▶ **Data segment**:
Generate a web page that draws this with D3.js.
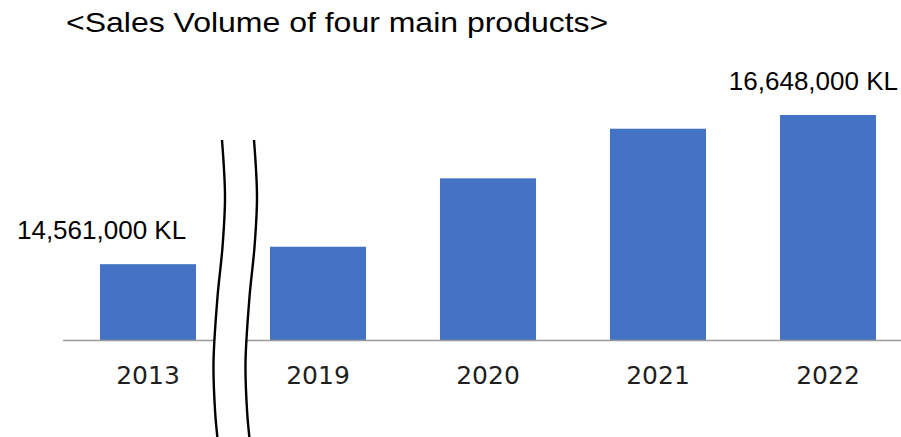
<!DOCTYPE html>
<html>
<head>
<meta charset="utf-8">
<script src="https://cdn.jsdelivr.net/npm/d3@7"></script>
<style>
  html, body { margin: 0; padding: 0; background: #fff; }
  svg { display: block; }
</style>
</head>
<body>
<svg id="chart" width="901" height="437"></svg>
<script>
// Sales volume (KL) of the four main products
const years = ["2013", "2019", "2020", "2021", "2022"];
const volumes = [14561000, 14805000, 15762000, 16456000, 16648000];
// Bars that carry a value label
const labelledYears = ["2013", "2022"];
const titleText = "<Sales Volume of four main products>";

const W = 901, H = 437;
const baseY = 340;
const svg = d3.select("#chart");

const x = d3.scaleBand()
  .domain(years)
  .range([63, 913])
  .paddingInner(0.435)
  .paddingOuter(0.2175);

// Value axis starts above zero (truncated axis)
const y = d3.scaleLinear()
  .domain([13500000, 16648000])
  .range([baseY, 115]);

// Title
svg.append("text")
  .attr("transform", "translate(66,32) scale(1.185,1)")
  .attr("font-family", "'Liberation Sans', Arial, sans-serif")
  .attr("font-size", 27)
  .attr("fill", "#000")
  .text(titleText);

// Bars
svg.append("g")
  .selectAll("rect")
  .data(years.map((yr, i) => ({ yr, v: volumes[i] })))
  .join("rect")
  .attr("x", d => x(d.yr))
  .attr("width", x.bandwidth())
  .attr("y", d => y(d.v))
  .attr("height", d => baseY - y(d.v))
  .attr("fill", "#4472C4");

// Category axis
const axis = svg.append("g")
  .attr("transform", `translate(0,${baseY})`)
  .call(d3.axisBottom(x).tickSize(0).tickPadding(0));
axis.select(".domain")
  .attr("d", `M63,0.5H${W}`)
  .attr("stroke", "#9a9a9a")
  .attr("stroke-width", 1.3);
axis.selectAll(".tick text")
  .attr("dy", 0)
  .attr("y", 44)
  .attr("font-family", "'DejaVu Sans', Verdana, sans-serif")
  .attr("font-size", 25)
  .attr("fill", "#1f1f1f");

// Value labels
const fmt = d3.format(",");
labelledYears.forEach(yr => {
  const i = years.indexOf(yr);
  const first = i === 0;
  svg.append("text")
    .attr("x", first ? x(yr) - 83 : W - 3)
    .attr("y", y(volumes[i]) - 25)
    .attr("text-anchor", first ? "start" : "end")
    .attr("font-family", "'Liberation Sans', Arial, sans-serif")
    .attr("font-size", 26)
    .attr("fill", "#000")
    .text(fmt(volumes[i]) + " KL");
});

// Axis break marker between 2013 and 2019: two wavy strokes with a white gap
const gapStart = x("2013") + x.bandwidth();
const gapMid = gapStart + (x("2019") - gapStart) / 2;
const waveY = [140, 197, 247, 297, 363, 413, 441];
const waveDx = [3, 6, 3.5, -1.5, -5.5, -3.8, -1.2];
const leftX = gapMid - 14, rightX = gapMid + 18;
const leftPts = waveY.map((yy, i) => [leftX + waveDx[i], yy]);
const rightPts = waveY.map((yy, i) => [rightX + waveDx[i], yy]);
const curve = d3.line().curve(d3.curveCatmullRom.alpha(0.5));

svg.append("path")
  .attr("d", curve(leftPts) + "L" + curve(rightPts.slice().reverse()).slice(1) + "Z")
  .attr("fill", "#fff")
  .attr("stroke", "none");
[leftPts, rightPts].forEach(pts => {
  svg.append("path")
    .attr("d", curve(pts))
    .attr("fill", "none")
    .attr("stroke", "#000")
    .attr("stroke-width", 2.4);
});
</script>
</body>
</html>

▶ **Problem to work on**: Take the listing above and print it exactly, apart from the pictures.

▶ **The completed task**:
Generate a web page that draws this with D3.js.
<!DOCTYPE html>
<html>
<head>
<meta charset="utf-8">
<script src="https://cdn.jsdelivr.net/npm/d3@7"></script>
<style>
  html, body { margin: 0; padding: 0; background: #fff; }
  svg { display: block; }
</style>
</head>
<body>
<svg id="chart" width="901" height="437"></svg>
<script>
// Sales volume (KL) of the four main products
const years = ["2013", "2019", "2020", "2021", "2022"];
const volumes = [14561000, 14805000, 15762000, 16456000, 16648000];
// Bars that carry a value label
const labelledYears = ["2013", "2022"];
const titleText = "<Sales Volume of four main products>";

const W = 901, H = 437;
const baseY = 340;
const svg = d3.select("#chart");

const x = d3.scaleBand()
  .domain(years)
  .range([63, 913])
  .paddingInner(0.435)
  .paddingOuter(0.2175);

// Value axis starts above zero (truncated axis)
const y = d3.scaleLinear()
  .domain([13500000, 16648000])
  .range([baseY, 115]);

// Title
svg.append("text")
  .attr("transform", "translate(66,32) scale(1.185,1)")
  .attr("font-family", "'Liberation Sans', Arial, sans-serif")
  .attr("font-size", 27)
  .attr("fill", "#000")
  .text(titleText);

// Bars
svg.append("g")
  .selectAll("rect")
  .data(years.map((yr, i) => ({ yr, v: volumes[i] })))
  .join("rect")
  .attr("x", d => x(d.yr))
  .attr("width", x.bandwidth())
  .attr("y", d => y(d.v))
  .attr("height", d => baseY - y(d.v))
  .attr("fill", "#4472C4");

// Category axis
const axis = svg.append("g")
  .attr("transform", `translate(0,${baseY})`)
  .call(d3.axisBottom(x).tickSize(0).tickPadding(0));
axis.select(".domain")
  .attr("d", `M63,0.5H${W}`)
  .attr("stroke", "#9a9a9a")
  .attr("stroke-width", 1.3);
axis.selectAll(".tick text")
  .attr("dy", 0)
  .attr("y", 44)
  .attr("font-family", "'DejaVu Sans', Verdana, sans-serif")
  .attr("font-size", 25)
  .attr("fill", "#1f1f1f");

// Value labels
const fmt = d3.format(",");
labelledYears.forEach(yr => {
  const i = years.indexOf(yr);
  const first = i === 0;
  svg.append("text")
    .attr("x", first ? x(yr) - 83 : W - 3)
    .attr("y", y(volumes[i]) - 25)
    .attr("text-anchor", first ? "start" : "end")
    .attr("font-family", "'Liberation Sans', Arial, sans-serif")
    .attr("font-size", 26)
    .attr("fill", "#000")
    .text(fmt(volumes[i]) + " KL");
});

// Axis break marker between 2013 and 2019: two wavy strokes with a white gap
const gapStart = x("2013") + x.bandwidth();
const gapMid = gapStart + (x("2019") - gapStart) / 2;
const waveY = [140, 197, 247, 297, 363, 413, 441];
const waveDx = [3, 6, 3.5, -1.5, -5.5, -3.8, -1.2];
const leftX = gapMid - 14, rightX = gapMid + 18;
const leftPts = waveY.map((yy, i) => [leftX + waveDx[i], yy]);
const rightPts = waveY.map((yy, i) => [rightX + waveDx[i], yy]);
const curve = d3.line().curve(d3.curveCatmullRom.alpha(0.5));

svg.append("path")
  .attr("d", curve(leftPts) + "L" + curve(rightPts.slice().reverse()).slice(1) + "Z")
  .attr("fill", "#fff")
  .attr("stroke", "none");
[leftPts, rightPts].forEach(pts => {
  svg.append("path")
    .attr("d", curve(pts))
    .attr("fill", "none")
    .attr("stroke", "#000")
    .attr("stroke-width", 2.4);
});
</script>
</body>
</html>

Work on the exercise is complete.